Retailers operate in tightly connected environments. Store operations, pricing, inventory, replenishment, fulfillment, promotions and digital commerce do not run as isolated systems. They depend on core platforms that have often evolved over decades across COBOL, Java, Python, shell scripts and aging middleware. Documentation is incomplete. Dependencies are difficult to trace. Business rules are buried in old code and operational workarounds.

When every modernization effort starts from scratch, the same problems repeat. Teams redo discovery. Architects reconstruct context manually. Testing becomes a downstream bottleneck. Governance is rebuilt application by application. The result is slower delivery, inconsistent quality and too much dependence on scarce subject matter experts.

A modernization factory changes that pattern. It creates a reusable pipeline that can be applied across multiple applications and domains. That pipeline can be measured, governed and improved over time. For retail leaders, this means modernization can progress in controlled increments while the business continues to ship, serve stores and support omnichannel growth.

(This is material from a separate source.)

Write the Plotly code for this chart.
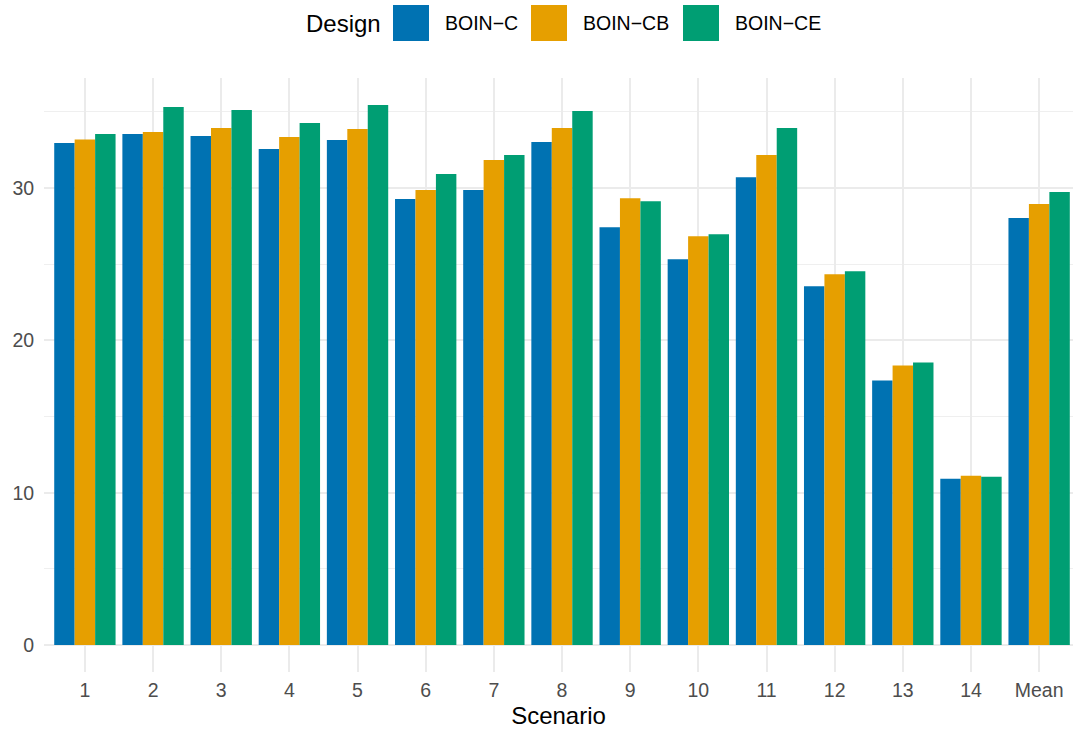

A factory model works only when each stage connects to the next. The strongest approach preserves context from legacy discovery through long-term support so teams are not constantly reinterpreting what the system is supposed to do.

The first barrier in modernization is often not coding. It is understanding the legacy application in enough detail to change it safely. In retail estates, critical logic may sit across multiple technologies with little supporting documentation. That logic can govern everything from pricing updates and replenishment rules to order flows and operational reporting.

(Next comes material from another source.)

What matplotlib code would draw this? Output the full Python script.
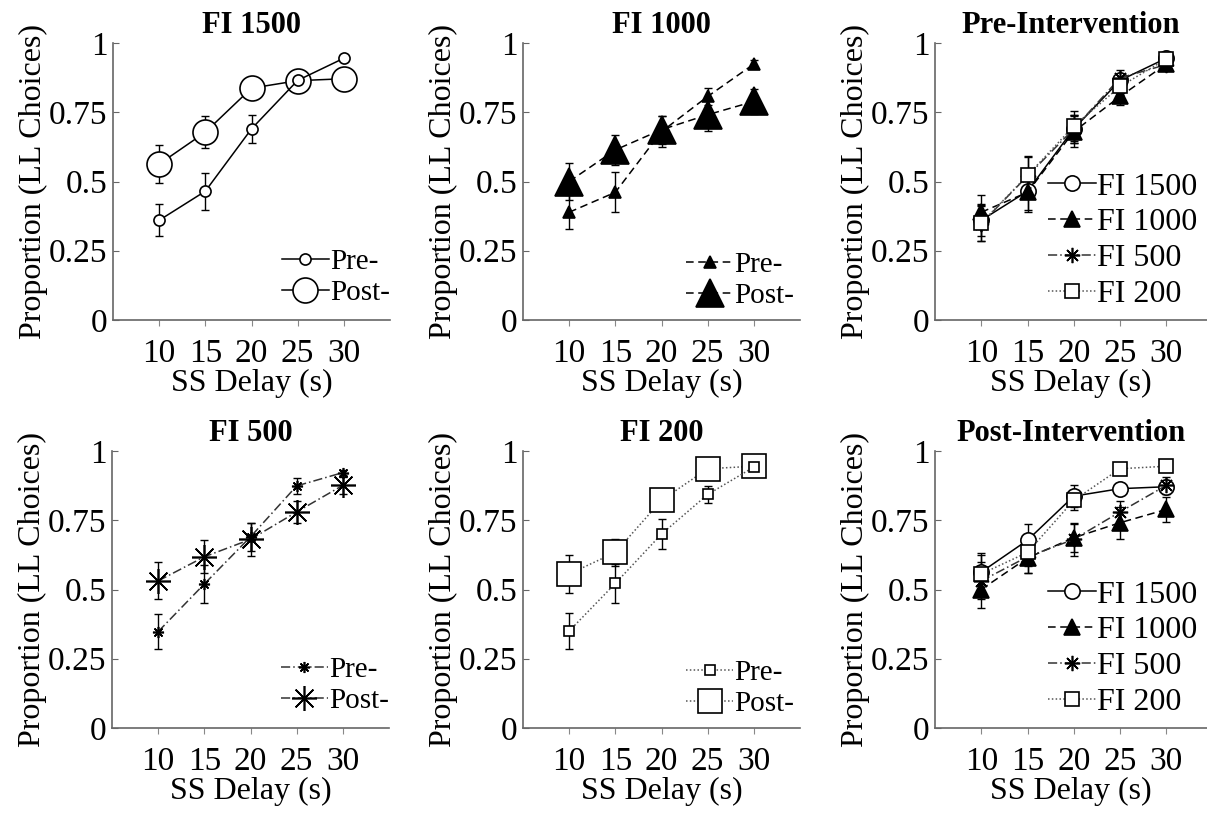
"""Six-panel figure: proportion of LL choices vs SS delay, pre/post intervention."""
import matplotlib
matplotlib.use("Agg")
import matplotlib.pyplot as plt

plt.rcParams["font.family"] = ["Liberation Serif", "DejaVu Serif"]
plt.rcParams["mathtext.fontset"] = "stix"

# --- data ---
delays = [10, 15, 20, 25, 30]
yticks = [0, 0.25, 0.5, 0.75, 1]
ytick_labels = ["0", "0.25", "0.5", "0.75", "1"]

fi1500_pre = [0.36, 0.465, 0.69, 0.865, 0.945]
fi1500_pre_err = [0.058, 0.067, 0.05, 0.02, 0.01]
fi1500_post = [0.563, 0.678, 0.837, 0.864, 0.871]
fi1500_post_err = [0.067, 0.057, 0.04, 0.02, 0.025]

fi1000_pre = [0.389, 0.461, 0.68, 0.807, 0.924]
fi1000_pre_err = [0.062, 0.072, 0.055, 0.03, 0.015]
fi1000_post = [0.50, 0.614, 0.687, 0.741, 0.789]
fi1000_post_err = [0.066, 0.053, 0.05, 0.058, 0.045]

fi500_pre = [0.348, 0.52, 0.69, 0.874, 0.922]
fi500_pre_err = [0.064, 0.07, 0.05, 0.03, 0.01]
fi500_post = [0.531, 0.618, 0.681, 0.78, 0.876]
fi500_post_err = [0.067, 0.06, 0.06, 0.04, 0.03]

fi200_pre = [0.35, 0.522, 0.70, 0.843, 0.942]
fi200_pre_err = [0.064, 0.07, 0.055, 0.03, 0.01]
fi200_post = [0.556, 0.634, 0.822, 0.936, 0.945]
fi200_post_err = [0.068, 0.05, 0.035, 0.02, 0.015]

# style per schedule: marker, linestyle, line colour, marker face
ASTER = (8, 2, 0)
styles = {
    "FI 1500": ("o", "-", "black", "white"),
    "FI 1000": ("^", (0, (5, 3)), "black", "black"),
    "FI 500": (ASTER, (0, (6, 2, 1, 2)), "#333333", "black"),
    "FI 200": ("s", (0, (1, 1.5)), "#555555", "white"),
}
sizes_small = {"FI 1500": 8, "FI 1000": 9, "FI 500": 8, "FI 200": 7}
sizes_big = {"FI 1500": 18, "FI 1000": 20, "FI 500": 18, "FI 200": 17}
sizes_mid = {"FI 1500": 11, "FI 1000": 12, "FI 500": 11, "FI 200": 10}

series = {
    "FI 1500": (fi1500_pre, fi1500_pre_err, fi1500_post, fi1500_post_err),
    "FI 1000": (fi1000_pre, fi1000_pre_err, fi1000_post, fi1000_post_err),
    "FI 500": (fi500_pre, fi500_pre_err, fi500_post, fi500_post_err),
    "FI 200": (fi200_pre, fi200_pre_err, fi200_post, fi200_post_err),
}

FS_TICK = 24
FS_LABEL = 23
FS_TITLE = 22
W, H = 1207, 817
fig = plt.figure(figsize=(W / 100, H / 100), dpi=100)


def make_ax(left_px, bottom_px, right_px, top_px, xmax=35):
    ax = fig.add_axes([left_px / W, 1 - bottom_px / H,
                       (right_px - left_px) / W, (bottom_px - top_px) / H])
    ax.set_xlim(5, xmax)
    ax.set_ylim(0, 1)
    for s in ("top", "right"):
        ax.spines[s].set_visible(False)
    for s in ("left", "bottom"):
        ax.spines[s].set_color("#666666")
        ax.spines[s].set_linewidth(1.2)
    ax.set_xticks(delays)
    ax.set_yticks(yticks)
    ax.set_yticklabels(ytick_labels)
    ax.tick_params(axis="x", direction="out", length=4, width=0.8,
                   color="#888888", labelsize=FS_TICK, pad=9)
    ax.tick_params(axis="y", direction="in", length=4, width=0.8,
                   color="#666666", labelsize=FS_TICK, pad=4)
    ax.set_xlabel("SS Delay (s)", fontsize=FS_LABEL, labelpad=0)
    ax.set_ylabel("Proportion (LL Choices)", fontsize=FS_LABEL, labelpad=1)
    return ax


def draw(ax, key, y, err, ms, label, zorder=3):
    marker, ls, lc, mfc = styles[key]
    ax.errorbar(delays, y, yerr=err, fmt="none", ecolor="black",
                elinewidth=1.0, capsize=3, capthick=1.0, zorder=zorder - 1)
    (ln,) = ax.plot(delays, y, linestyle=ls, color=lc, linewidth=1.1,
                    marker=marker, markersize=ms, markerfacecolor=mfc,
                    markeredgecolor="black", markeredgewidth=1.2,
                    label=label, zorder=zorder)
    return ln


def single_panel(ax, key, title, leg_anchor):
    pre, pre_err, post, post_err = series[key]
    draw(ax, key, pre, pre_err, sizes_small[key], "Pre-", zorder=4)
    draw(ax, key, post, post_err, sizes_big[key], "Post-", zorder=3)
    ax.set_title(title, fontsize=FS_TITLE, fontweight="bold", pad=7)
    ax.legend(loc="lower right", bbox_to_anchor=leg_anchor, frameon=False,
              fontsize=21, handlelength=1.6, handletextpad=0.05,
              labelspacing=0.15, borderpad=0, borderaxespad=0)


def combined_panel(ax, which, title):
    for key in ["FI 1500", "FI 1000", "FI 500", "FI 200"]:
        pre, pre_err, post, post_err = series[key]
        y, e = (pre, pre_err) if which == "pre" else (post, post_err)
        draw(ax, key, y, e, sizes_mid[key], key)
    ax.set_title(title, fontsize=FS_TITLE, fontweight="bold", pad=7)
    ax.legend(loc="lower right", bbox_to_anchor=(0.965, 0.04), frameon=False,
              fontsize=23, handlelength=1.5, handletextpad=0.05,
              labelspacing=0.2, borderpad=0, borderaxespad=0)


# top row
ax1 = make_ax(113, 320, 390, 43)
single_panel(ax1, "FI 1500", "FI 1500", (1.0, 0.05))
ax2 = make_ax(523, 320, 800, 43)
single_panel(ax2, "FI 1000", "FI 1000", (0.98, 0.04))
ax3 = make_ax(935, 320, 1207, 43, xmax=34.4)
combined_panel(ax3, "pre", "Pre-Intervention")

# bottom row
ax4 = make_ax(112, 728, 389, 451)
single_panel(ax4, "FI 500", "FI 500", (1.0, 0.05))
ax5 = make_ax(523, 728, 800, 451)
single_panel(ax5, "FI 200", "FI 200", (0.98, 0.04))
ax6 = make_ax(935, 728, 1207, 451, xmax=34.4)
combined_panel(ax6, "post", "Post-Intervention")

fig.savefig("out.png", dpi=100)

A factory approach starts by standardizing discovery. Legacy code is analyzed to uncover business rules, dependencies, process flows and technical behaviors. Instead of relying only on tribal knowledge, teams generate structured, reviewable artifacts that make opaque systems explainable.

At portfolio scale, discovery becomes a repeatable front door for modernization. Every application enters through the same governed process for visibility, dependency mapping and prioritization.

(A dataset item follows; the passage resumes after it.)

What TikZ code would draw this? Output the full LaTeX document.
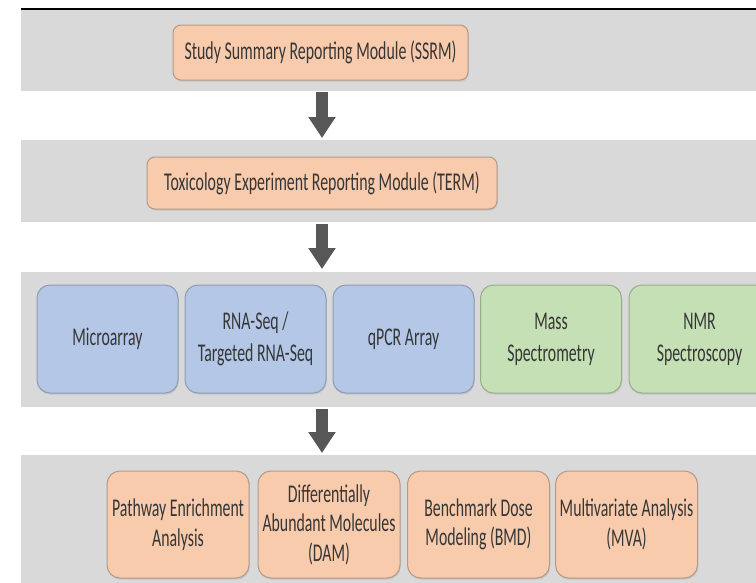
\documentclass[tikz,border=0pt]{standalone}
\usepackage{fontspec}
\setmainfont{Carlito}[FakeStretch=0.62]
\usetikzlibrary{arrows.meta,shadows}

\definecolor{bandgray}{HTML}{D9D9D9}
\definecolor{txtgray}{HTML}{363636}
\definecolor{arrowgray}{HTML}{575757}
\definecolor{peach}{HTML}{F8CBAD}
\definecolor{peachedge}{HTML}{B39A88}
\definecolor{bluefill}{HTML}{B4C7E7}
\definecolor{blueedge}{HTML}{8E9BB3}
\definecolor{greenfill}{HTML}{C5E0B4}
\definecolor{greenedge}{HTML}{98AD8C}

\tikzset{
  band/.style={fill=bandgray, draw=none, anchor=north west, inner sep=0pt},
  boxbase/.style={rounded corners=13pt, line width=1pt, align=center,
    text=txtgray, inner sep=2pt,
    drop shadow={opacity=0.22, shadow xshift=0.8pt, shadow yshift=-1.6pt}},
  module/.style={boxbase, rounded corners=8pt, fill=peach, draw=peachedge,
    font=\fontsize{25.6}{30}\selectfont},
  platform/.style={boxbase, minimum width=141pt, minimum height=108pt,
    font=\fontsize{25.5}{32}\selectfont},
  bluebox/.style={platform, fill=bluefill, draw=blueedge},
  greenbox/.style={platform, fill=greenfill, draw=greenedge},
  analysis/.style={boxbase, fill=peach, draw=peachedge,
    minimum width=142pt, minimum height=107pt,
    font=\fontsize{25.5}{29.5}\selectfont},
  bigarrow/.style={draw=arrowgray, line width=12pt,
    -{Triangle[width=26pt,length=21pt]}, fill=arrowgray}
}

\begin{document}
\begin{tikzpicture}[x=1pt,y=-1pt]
  \useasboundingbox (0,0) rectangle (756,582);
  \clip (0,0) rectangle (756,582);
  \fill[white] (0,0) rectangle (756,582);

  % horizontal bands
  \node[band, minimum width=735pt, minimum height=81pt]  (b1) at (21,10)  {};
  \node[band, minimum width=735pt, minimum height=82pt]  (b2) at (21,140) {};
  \node[band, minimum width=735pt, minimum height=135pt] (b3) at (21,272) {};
  \node[band, minimum width=735pt, minimum height=130pt] (b4) at (21,455) {};
  \coordinate (rl) at (21,9);
  \coordinate (rr) at (756,9);
  \draw[line width=2pt, black] (rl) -- (rr);

  % reporting modules
  \node[module, minimum width=295pt, minimum height=55pt] (ssrm) at (320.5,52.5)
    {Study Summary Reporting Module (SSRM)};
  \node[module, minimum width=350pt, minimum height=52pt] (term) at (322,183)
    {Toxicology Experiment Reporting Module (TERM)};

  % measurement platforms
  \node[bluebox]  (micro) at (107.5,339) {Microarray};
  \node[bluebox]  (rnaseq) at (255.5,339) {RNA-Seq /\\Targeted RNA-Seq};
  \node[bluebox]  (qpcr) at (403.5,339) {qPCR Array};
  \node[greenbox] (mass) at (551,339) {Mass\\Spectrometry};
  \node[greenbox] (nmr) at (699.5,339) {NMR\\Spectroscopy};

  % analyses
  \node[analysis] (path) at (178,524.5) {Pathway Enrichment\\Analysis};
  \node[analysis] (dam)  at (329,524.5) {Differentially\\Abundant Molecules\\(DAM)};
  \node[analysis] (bmd)  at (478.5,524.5) {Benchmark Dose\\Modeling (BMD)};
  \node[analysis] (mva)  at (626.5,524.5) {Multivariate Analysis\\(MVA)};

  % flow arrows between bands
  \coordinate (a1s) at (322,92);  \coordinate (a1e) at (322,138);
  \coordinate (a2s) at (322,224); \coordinate (a2e) at (322,269);
  \coordinate (a3s) at (322,409); \coordinate (a3e) at (322,453);
  \draw[bigarrow] (a1s) -- (a1e);
  \draw[bigarrow] (a2s) -- (a2e);
  \draw[bigarrow] (a3s) -- (a3e);
\end{tikzpicture}
\end{document}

Retail modernization becomes more reliable when current-state behavior is made explicit before transformation begins. That is why specification generation should be standardized across the portfolio.

Once legacy behavior is understood, teams generate structured technical specifications and behavior-driven development stories that product, business and engineering stakeholders can validate together. This specification layer becomes the source of truth for the rest of the modernization journey.

That shift is critical. Rather than jumping directly from old code to new code, the factory creates a validated understanding of what the system does today. That reduces guesswork, lowers the risk of losing critical business logic and gives teams a reusable basis for governance, traceability and decision-making.

After specifications are validated, the next step is to move consistently into future-state architecture. In many organizations, this is where context gets lost and teams effectively start over. A modernization factory prevents that break.

Target-state design should be generated from validated specifications and aligned to enterprise standards for modularity, cloud readiness, supportability and scalability. For retailers, this is especially important because store systems, supply chain workflows and customer-facing platforms must evolve together. Target architectures need to support cleaner integration across operational and digital domains, not simply replace old technology with new technology.

By standardizing spec-to-design, retailers can reduce rework and create a more consistent way to modernize multiple applications into event-driven, cloud-ready services.

Once design context is in place, modern code generation can move faster and more consistently. But portfolio-scale modernization requires more than speed. It requires outputs that preserve approved business intent, align to target-state architecture and remain maintainable over time.

A modernization factory standardizes how validated specifications and design artifacts drive modern code generation. This helps teams move legacy logic into modular services and cloud-ready applications without turning modernization into a black box. It also creates a reusable engineering pattern that can be applied across stores, commerce, supply chain and back-office systems.

For one major U.S. food and drug retailer operating more than 2,200 stores, this kind of AI-led approach helped modernize a complex legacy environment spanning COBOL, Java, Python and shell scripts. In a six-week proof of concept, the effort delivered 60 to 70 percent faster migration than manual approaches, 95 percent accuracy in specification generation and 80 percent automated unit test coverage. Just as important, it established a scalable modernization pattern that can be applied more broadly across the enterprise.

A pilot can show that code can be converted. A factory proves that modernized applications can move through release and into sustainable operations.

Modernization programs often accelerate during development only to stall when testing becomes the next bottleneck. Retail leaders cannot afford that, especially when critical systems affect promotions, product availability, fulfillment and store continuity.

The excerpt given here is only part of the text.